Corría el año 711 de nuestra era. El reino visigodo de Hispania se desmoronaba con la fulgurante invasión musulmana por todos conocida. El caos y el miedo empujaron a los seguidores de Don Rodrigo, nobles, vasallos, religiosos y todos los tesoros que pudieron llevar consigo, a huir hacia el norte, hacia los territorios de los cántabros y los astures, en busca de refugio. Aquel país entre montañas que había resistido ferozmente a las águilas romanas primero, a los suevos y vándalos después, e incluso a los propios visigodos durante casi dos siglos hasta el reinado de Leovigildo, a finales del siglo VI, era ahora el único lugar de la Península que ofrecía ciertas garantías de supervivencia para los aún fieles partidarios del bando vencido en la reciente guerra fraticida por el trono de Toledo.
Durante algún tiempo, los invasores islámicos no mostraron interés alguno por llevar su conquista a las alturas norteñas, y este periodo fue aprovechado por los nobles visigodos exiliados y los jefes guerreros de las tribus montañesas para reorganizar precariamente un pequeño ejército que basó su estrategia en la guerra de guerrillas característica de los antiguos cántabros y astures.
Así, en aquel clima de continuas batallas fugaces, incursiones de los invasores, emboscadas a la antigua usanza de los montañeses, victorias efímeras, retiradas dolorosas, sangre y muerte, nació la historia del pellejo de toro. Y seguramente nació como un susurro al oído, como un secreto íntimo que sólo unos pocos sabían, porque aún hoy en día cuando sentados en el escaño, en un entorno estrictamente familiar, alguien cuenta esta historia, lo hace bajando un poco la voz, cuidando que no lo oigan oídos ajenos, sin contar absolutamente todo lo que se sabe al respecto. Y es que la leyenda viene a ser algo así:
En el Valle de San Pelayo, que antes se llamaba Valberga, dicen que había un rey en tiempos de la conquista musulmana. Y pasó que cuando iban a llegar los moros, viendo la gente que el enemigo era muy superior y que no serviría de nada plantarles batalla, decidieron abandonar el Valle y refugiarse en las peñas y los bosques. Pero aquel rey, que poseía un tesoro de monedas de oro, viendo que no podía huír con él, decidió esconderlo en un lugar secreto para recuperarlo cuando el enemigo fuese expulsado de aquellas tierras. Para ello, cogió un gran pellejo de toro, fabricó un saco con él donde puso todas las monedas de oro, y luego lo enterró.

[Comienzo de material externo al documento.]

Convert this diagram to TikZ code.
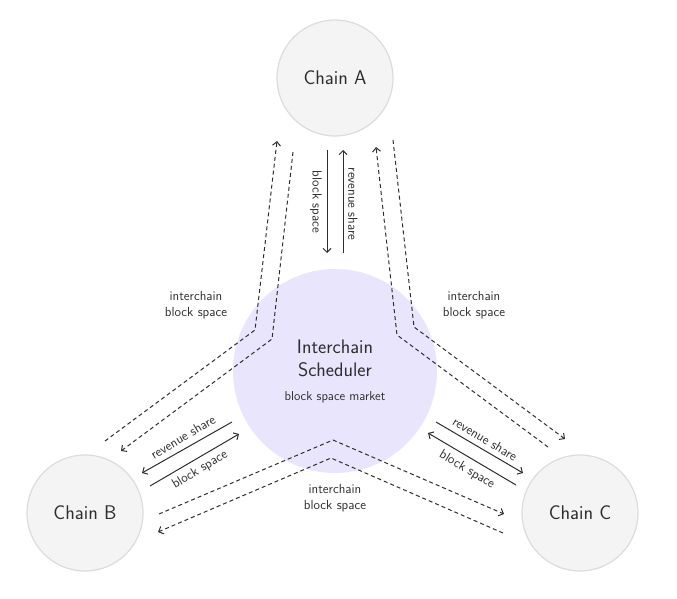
\documentclass[tikz,border=0pt]{standalone}
\usepackage{tikz}
\usetikzlibrary{positioning,arrows.meta,calc}
\definecolor{chainfill}{HTML}{F4F4F4}
\definecolor{chainedge}{HTML}{DCDCDC}
\definecolor{lavender}{HTML}{E8E5FC}
\definecolor{ink}{HTML}{2E2E2E}

\begin{document}
\begin{tikzpicture}[x=1pt, y=-1pt, line width=1pt,
  chain/.style={circle, draw=chainedge, fill=chainfill, line width=1.2pt, minimum size=116pt, inner sep=0pt, text=ink, font=\sffamily\fontsize{19.8}{23}\selectfont},
  hub/.style={circle, fill=lavender, minimum size=204pt, inner sep=0pt, text=ink, align=center, font=\sffamily\fontsize{19.6}{23.5}\selectfont},
  tag/.style={text=ink, align=center, inner sep=1pt, font=\sffamily\fontsize{13.2}{15.5}\selectfont},
  flow/.style={draw=ink, -{Straight Barb[length=4pt, width=8pt]}},
  relay/.style={flow, dash pattern=on 4pt off 3pt}]
  \useasboundingbox (0,0) rectangle (677,599);

  % chains and the scheduler
  \node[chain] (chainA) at (335,78) {Chain A};
  \node[chain] (chainB) at (85,513) {Chain B};
  \node[chain] (chainC) at (580,513) {Chain C};
  \node[hub] (sched) at (335,371) {Interchain\\Scheduler\\[0pt]{\fontsize{12.9}{15}\selectfont block space market}};

  % end points of the flows
  \coordinate (aBlk0) at (327,150); \coordinate (aBlk1) at (327,253);
  \coordinate (aRev0) at (343,253); \coordinate (aRev1) at (343,150);
  \coordinate (bRev0) at (232,422); \coordinate (bRev1) at (142,473);
  \coordinate (bBlk0) at (150,486); \coordinate (bBlk1) at (239,434);
  \coordinate (cRev0) at (436,422); \coordinate (cRev1) at (523,473);
  \coordinate (cBlk0) at (516,485); \coordinate (cBlk1) at (428,433);

  % interchain routes, B side
  \coordinate (ba0) at (105,441); \coordinate (ba1) at (255,330); \coordinate (ba2) at (277,141);
  \coordinate (ab0) at (293,152); \coordinate (ab1) at (272,339); \coordinate (ab2) at (121,451);
  % interchain routes, C side
  \coordinate (ca0) at (548,447); \coordinate (ca1) at (397,335); \coordinate (ca2) at (376,147);
  \coordinate (ac0) at (393,140); \coordinate (ac1) at (414,327); \coordinate (ac2) at (565,439);
  % interchain routes, bottom
  \coordinate (bc0) at (159,514); \coordinate (bc1) at (333,440); \coordinate (bc2) at (504,514);
  \coordinate (cb0) at (503,533); \coordinate (cb1) at (331,458); \coordinate (cb2) at (158,532);

  % solid flows
  \draw[flow] (aBlk0) -- (aBlk1);
  \draw[flow] (aRev0) -- (aRev1);
  \draw[flow] (bRev0) -- (bRev1);
  \draw[flow] (bBlk0) -- (bBlk1);
  \draw[flow] (cRev0) -- (cRev1);
  \draw[flow] (cBlk0) -- (cBlk1);

  % dashed flows
  \draw[relay] (ba0) -- (ba1) -- (ba2);
  \draw[relay] (ab0) -- (ab1) -- (ab2);
  \draw[relay] (ca0) -- (ca1) -- (ca2);
  \draw[relay] (ac0) -- (ac1) -- (ac2);
  \draw[relay] (bc0) -- (bc1) -- (bc2);
  \draw[relay] (cb0) -- (cb1) -- (cb2);

  % labels
  \node[tag, rotate=-90] (lblAblk) at (316,202) {block space};
  \node[tag, rotate=-90] (lblArev) at (353,204) {revenue share};
  \node[tag, rotate=31] (lblBrev) at (183,437) {revenue share};
  \node[tag, rotate=31] (lblBblk) at (200,470) {block space};
  \node[tag, rotate=-31] (lblCrev) at (485,439) {revenue share};
  \node[tag, rotate=-31] (lblCblk) at (467,470) {block space};
  \node[tag] (lblAB) at (196,305) {interchain\\block space};
  \node[tag] (lblAC) at (474,305) {interchain\\block space};
  \node[tag] (lblBC) at (335,498) {interchain\\block space};
\end{tikzpicture}
\end{document}
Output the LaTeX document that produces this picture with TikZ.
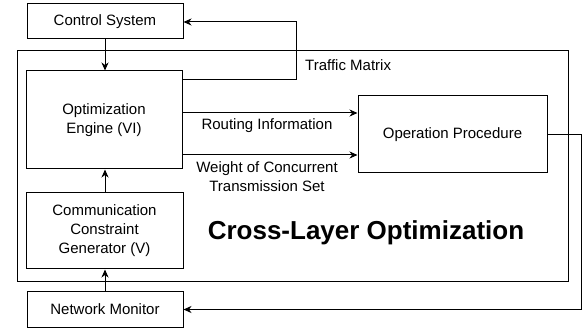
\documentclass[tikz,border=0pt]{standalone}
\usepackage{fontspec}
\setmainfont{Liberation Sans}
\usetikzlibrary{arrows.meta}
\begin{document}
\begin{tikzpicture}[x=1pt,y=-1pt,
  box/.style={draw, line width=1pt, inner sep=0pt, align=center, font=\fontsize{15}{19}\selectfont},
  lbl/.style={inner sep=0pt, align=center, font=\fontsize{15}{19}\selectfont},
  conn/.style={line width=1pt, -{Stealth[length=8pt,width=7pt,inset=2.5pt]}},
  plain/.style={line width=1pt}]
\useasboundingbox (0,0) rectangle (584,331);
\node[draw, line width=1pt, minimum width=551pt, minimum height=231pt, inner sep=0pt] (big) at (292.5,166.5) {};
\node[box, minimum width=156pt, minimum height=35pt] (cs) at (105,21.5) {Control System};
\node[box, minimum width=156pt, minimum height=98pt] (oe) at (104,120) {Optimization\\Engine (VI)};
\node[box, minimum width=157pt, minimum height=76pt] (cc) at (104.5,231) {Communication\\Constraint\\Generator (V)};
\node[box, minimum width=156pt, minimum height=35pt] (nm) at (105,309.5) {Network Monitor};
\node[box, minimum width=189pt, minimum height=77pt] (op) at (452.5,134.5) {Operation Procedure};
\node[inner sep=0pt, font=\fontsize{26}{30}\selectfont\bfseries] (title) at (366,233) {Cross-Layer Optimization};
\coordinate (tmA) at (296,80);
\coordinate (tmB) at (296,22);
\coordinate (opA) at (581,134.5);
\coordinate (opB) at (581,309.5);
\draw[conn] (cs.south -| 105,0) -- (oe.north -| 105,0);
\draw[conn] (oe.east |- tmA) -- (tmA) -- (tmB) -- (cs.east |- tmB);
\node[lbl, anchor=west] (tml) at (305,65) {Traffic Matrix};
\draw[conn] (oe.east |- 0,113) -- (op.west |- 0,113);
\node[lbl] (ri) at (267,126) {Routing Information};
\draw[conn] (oe.east |- 0,155) -- (op.west |- 0,155);
\node[lbl] (wc) at (267,176.5) {Weight of Concurrent\\Transmission Set};
\draw[conn] (cc.north -| 105,0) -- (oe.south -| 105,0);
\draw[conn] (nm.north -| 105,0) -- (cc.south -| 105,0);
\draw[conn] (op.east) -- (opA) -- (opB) -- (nm.east);
\end{tikzpicture}
\end{document}
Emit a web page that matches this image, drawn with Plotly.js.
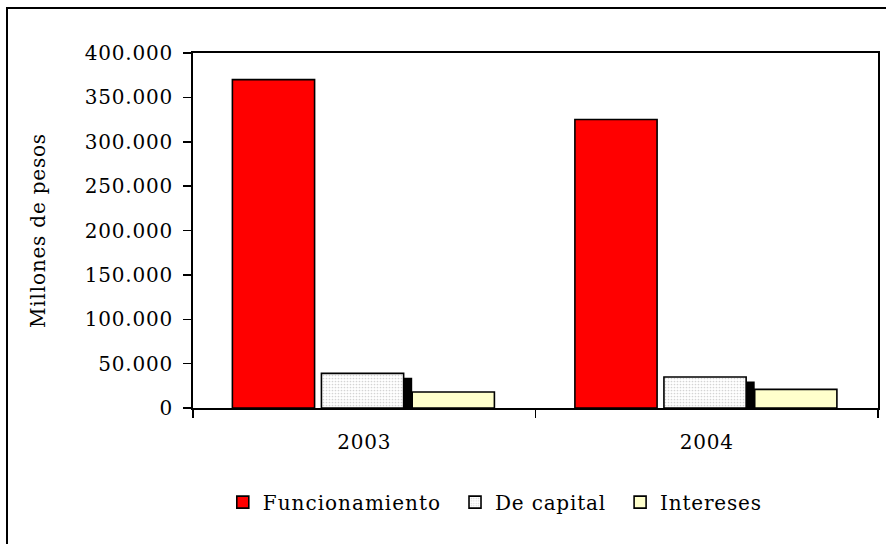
<!DOCTYPE html>
<html>
<head>
<meta charset="utf-8">
<script src="https://cdn.plot.ly/plotly-3.0.1.min.js"></script>
<style>
  html, body { margin: 0; padding: 0; background: #ffffff; }
  #wrap { position: relative; width: 886px; height: 544px; overflow: hidden; }
  #frame { position: absolute; left: 6px; top: 7px; width: 920px; height: 600px; border: 2px solid #000; box-sizing: border-box; }
  #chart { position: absolute; left: 0; top: 0; width: 886px; height: 544px; }
  text { letter-spacing: 0.8px; }
  text.legendtext { letter-spacing: 1px; }
</style>
</head>
<body>
<div id="wrap">
  <div id="frame"></div>
  <div id="chart"></div>
</div>
<script>
// Data
const years = ['2003', '2004'];
const seriesNames = ['Funcionamiento', 'De capital', 'Intereses'];
const funcionamiento = [370000, 325000];
const deCapital = [39000, 35000];
const intereses = [18000, 21000];
const yTicks = [0, 50000, 100000, 150000, 200000, 250000, 300000, 350000, 400000];

const FONT = '"DejaVu Serif", serif';
const barW = 0.24;
const lineStyle = { color: '#000000', width: 1.6 };

const traces = [
  {
    type: 'bar', name: seriesNames[0], x: years, y: funcionamiento,
    width: barW, offset: -0.385, legend: 'legend',
    marker: { color: '#FF0000', line: lineStyle }
  },
  {
    // drop shadow behind "De capital"
    type: 'bar', name: 'shadow', x: years, y: deCapital, base: -5000,
    width: barW, offset: -0.10, showlegend: false, hoverinfo: 'skip',
    marker: { color: '#000000', line: { width: 0 } }
  },
  {
    type: 'bar', name: seriesNames[1], x: years, y: deCapital,
    width: barW, offset: -0.125, legend: 'legend2',
    marker: {
      color: '#FFFFFF', line: lineStyle,
      pattern: { shape: '.', fgcolor: '#d4d4d4', bgcolor: '#FFFFFF', size: 3, solidity: 0.25 }
    }
  },
  {
    type: 'bar', name: seriesNames[2], x: years, y: intereses,
    width: barW, offset: 0.14, legend: 'legend3',
    marker: { color: '#FFFFCC', line: lineStyle }
  }
];

function legendAt(xp) {
  return {
    orientation: 'h', x: xp, xanchor: 'left', y: -0.265, yanchor: 'middle',
    font: { family: FONT, size: 20, color: '#000000' },
    bgcolor: 'rgba(0,0,0,0)', itemclick: false, itemdoubleclick: false
  };
}

const layout = {
  width: 886, height: 544,
  margin: { l: 193, r: 8, t: 53, b: 136 },
  paper_bgcolor: 'rgba(0,0,0,0)',
  plot_bgcolor: '#FFFFFF',
  barmode: 'overlay',
  separators: ',.',
  font: { family: FONT, size: 20, color: '#000000' },
  showlegend: true,
  legend: legendAt(0.0435),
  legend2: legendAt(0.3825),
  legend3: legendAt(0.6235),
  xaxis: {
    type: 'category', range: [-0.5, 1.5],
    showline: true, linecolor: '#000000', linewidth: 2, mirror: true,
    ticks: 'outside', tickson: 'boundaries', ticklen: 8, tickcolor: '#000000', tickwidth: 1.5,
    ticklabelstandoff: 15,
    showgrid: false, zeroline: false,
    tickfont: { family: FONT, size: 20, color: '#000000' }
  },
  yaxis: {
    range: [0, 400000], tickvals: yTicks, tickformat: ',d',
    showline: true, linecolor: '#000000', linewidth: 2, mirror: true,
    ticks: 'outside', ticklen: 8, tickcolor: '#000000', tickwidth: 1.5,
    ticklabelstandoff: 6,
    showgrid: false, zeroline: false,
    tickfont: { family: FONT, size: 20, color: '#000000' },
    title: { text: 'Millones de pesos', standoff: 34, font: { family: FONT, size: 20, color: '#000000' } }
  }
};

Plotly.newPlot('chart', traces, layout, { staticPlot: true, displayModeBar: false });
</script>
</body>
</html>
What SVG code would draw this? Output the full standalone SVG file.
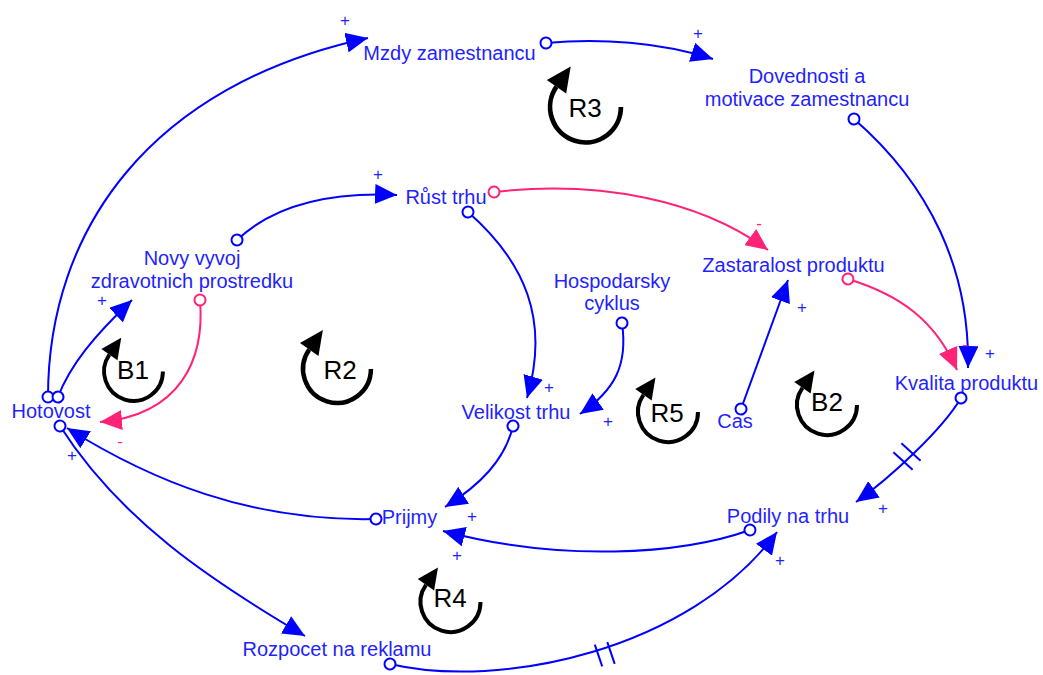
<svg xmlns="http://www.w3.org/2000/svg" xmlns:xlink="http://www.w3.org/1999/xlink" width="1043" height="675" viewBox="0 0 1043 675">
<style>
.n{font-family:"Liberation Sans",Arial,sans-serif;font-size:20px;fill:#1f1fff;text-anchor:middle}
.s{font-family:"Liberation Sans",Arial,sans-serif;font-size:17px;text-anchor:middle}
.sp{fill:#1f1fff}
.sm{fill:#ff2277}
.cb{fill:none;stroke:#0000ff;stroke-width:2;marker-start:url(#cb);marker-end:url(#ab)}
.cp{fill:none;stroke:#ff2277;stroke-width:2;marker-start:url(#cp);marker-end:url(#ap)}
.h{stroke:#0000ff;stroke-width:2}
.ll{font-family:"Liberation Sans",Arial,sans-serif;font-size:26px;fill:#000;text-anchor:middle}
</style>
<defs>
<marker id="ab" viewBox="0 0 22 20" refX="22" refY="10" markerWidth="22" markerHeight="20" markerUnits="userSpaceOnUse" orient="auto"><path d="M0,0 L22,10 L0,20 z" fill="#0000ff"/></marker>
<marker id="ap" viewBox="0 0 22 20" refX="22" refY="10" markerWidth="22" markerHeight="20" markerUnits="userSpaceOnUse" orient="auto"><path d="M0,0 L22,10 L0,20 z" fill="#ff2277"/></marker>
<marker id="cb" viewBox="-7 -7 14 14" refX="0" refY="0" markerWidth="14" markerHeight="14" markerUnits="userSpaceOnUse" orient="auto"><circle r="5.5" fill="#fff" stroke="#0000ff" stroke-width="2"/></marker>
<marker id="cp" viewBox="-7 -7 14 14" refX="0" refY="0" markerWidth="14" markerHeight="14" markerUnits="userSpaceOnUse" orient="auto"><circle r="5.5" fill="#fff" stroke="#ff2277" stroke-width="2"/></marker>
<g id="loop">
<path d="M30,0 A30,30 0 1 1 -24.57,-17.21" fill="none" stroke="#000" stroke-width="4"/>
<path d="M-12.52,-34.41 L-16.38,-11.47 L-32.76,-22.95 z" fill="#000"/>
</g>
</defs>
<rect width="1043" height="675" fill="#fff"/>

<g id="nodes">
<g id="n-mzdy"><text class="n" x="449.5" y="60">Mzdy zamestnancu</text></g>
<g id="n-dovednosti"><text class="n" x="807" y="83">Dovednosti a</text><text class="n" x="807" y="106">motivace zamestnancu</text></g>
<g id="n-rust"><text class="n" x="446" y="204">Růst trhu</text></g>
<g id="n-novy"><text class="n" x="192" y="265">Novy vyvoj</text><text class="n" x="192" y="288">zdravotnich prostredku</text></g>
<g id="n-hospodarsky"><text class="n" x="612" y="288">Hospodarsky</text><text class="n" x="612" y="310">cyklus</text></g>
<g id="n-zastaralost"><text class="n" x="793.5" y="272">Zastaralost produktu</text></g>
<g id="n-kvalita"><text class="n" x="966.5" y="390">Kvalita produktu</text></g>
<g id="n-velikost"><text class="n" x="516" y="419">Velikost trhu</text></g>
<g id="n-cas"><text class="n" x="735" y="428">Cas</text></g>
<g id="n-hotovost"><text class="n" x="51" y="418">Hotovost</text></g>
<g id="n-prijmy"><text class="n" x="409.5" y="524">Prijmy</text></g>
<g id="n-podily"><text class="n" x="788" y="523">Podily na trhu</text></g>
<g id="n-rozpocet"><text class="n" x="337" y="656">Rozpocet na reklamu</text></g>
</g>

<g id="connectors">
<path class="cb" d="M48,397 C48,230 150,85 368,38"/>
<path class="cb" d="M546,43 C600,38 660,42 713,59"/>
<path class="cb" d="M854,119 C930,185 970,270 968,368"/>
<path class="cb" d="M237,240 Q290,190 397,195"/>
<path class="cp" d="M494,192 C600,180 700,200 768,250"/>
<path class="cb" d="M468,212 C525,262 550,320 527,398"/>
<path class="cb" d="M622,323 C628,365 615,390 580,414"/>
<path class="cp" d="M848,279 C900,295 935,320 957,370"/>
<path class="cb" d="M741,409 L788,280"/>
<path class="cb" d="M961,398 C942,430 890,478 856,502"/>
<line class="h" x1="901.4" y1="443.3" x2="920.6" y2="460.7"/>
<line class="h" x1="893.4" y1="452.3" x2="912.6" y2="469.7"/>
<path class="cb" d="M513,426 C505,460 480,485 445,507"/>
<path class="cb" d="M376,519 C250,522 150,480 67,428"/>
<path class="cb" d="M60,426 C120,520 210,580 305,636"/>
<path class="cb" d="M390,664 C500,690 690,650 777,532"/>
<line class="h" x1="594.8" y1="644.6" x2="602.2" y2="666.4"/>
<line class="h" x1="607.3" y1="642.1" x2="614.7" y2="663.9"/>
<path class="cb" d="M750,530 C680,555 560,562 443,531"/>
<path class="cb" d="M58,397 C70,365 95,335 132,300"/>
<path class="cp" d="M200,300 C205,360 180,415 100,422"/>
</g>

<g id="polarity">
<text class="s sp" x="345" y="26">+</text>
<text class="s sp" x="698" y="39">+</text>
<text class="s sp" x="990" y="359">+</text>
<text class="s sm" x="965" y="350">-</text>
<text class="s sp" x="378" y="180">+</text>
<text class="s sm" x="759" y="229">-</text>
<text class="s sp" x="549" y="393">+</text>
<text class="s sp" x="608" y="427">+</text>
<text class="s sp" x="802" y="313">+</text>
<text class="s sp" x="883" y="514">+</text>
<text class="s sp" x="780" y="566">+</text>
<text class="s sp" x="472" y="522">+</text>
<text class="s sp" x="457" y="561">+</text>
<text class="s sp" x="72" y="461">+</text>
<text class="s sm" x="120" y="447">-</text>
<text class="s sp" x="102" y="306">+</text>
</g>

<g id="loops">
<use xlink:href="#loop" transform="translate(585.5,107) scale(1.18)"/>
<text class="ll" x="585" y="117">R3</text>
<use xlink:href="#loop" transform="translate(337,369) scale(1.13)"/>
<text class="ll" x="340" y="379">R2</text>
<use xlink:href="#loop" transform="translate(133.5,371.5) scale(0.98)"/>
<text class="ll" x="133" y="379">B1</text>
<use xlink:href="#loop" transform="translate(668,412)"/>
<text class="ll" x="667" y="422">R5</text>
<use xlink:href="#loop" transform="translate(827,405)"/>
<text class="ll" x="827" y="411">B2</text>
<use xlink:href="#loop" transform="translate(450.5,602)"/>
<text class="ll" x="450" y="607">R4</text>
</g>
</svg>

Los moros llegaron y conquistaron el Valle despoblado. Luego hubo batallas, claro. Los cristianos guerrearon por Valberga, e incluso se dice que el propio Don Pelayo fue vencido en la zona que hoy se sigue conociendo como las Derrotas. Pasaron muchas cosas durante algunos años, incluso los moros fueron expulsados definitivamente, pero, lo que jamás sucedió fue el regreso de aquel rey olvidado, quedando el pellejo de toro enterrado en algún lugar desconocido del Valle.
Hay quien dice, siempre en confidencia, que el pellejo está en el viejo castro vadiniense del Corón; Otros que en el Prao Toro próximo a las ruinas de la Ermita de San Pelayo; Los más, dicen que lo enterraron en la zona del Villar. El caso es que todas las generaciones conocieron a alguien que buscó, por supuesto en secreto, el deseado pellejo para hacerse con su tesoro, y de vez en cuando estos y otros lugares amanecen escarbados y no por el jabalí.
Y si toda esta historia y sus detalles están envueltos en tanto misterio, secreto y hermetismo, ¿por qué yo escribo abiertamente para que alguien que no conozco lo pueda leer? Obviamente porque tal vez todo lo que acabo de contar sea mentira, o lo suficientemente inexacto y confuso, o…
… o puede que yo, como cada persona de Liegos para sí mismo, guarde las verdaderas pistas de dónde está el tesoro para contárselas a la persona adecuada, en el escaño, junto al fuego, y con un tono de voz lo suficiente bajo como para que nadie más lo oiga.
Tal vez el tesoro que legar, el verdadero Pellejo de Toro escondido, sea la propia leyenda.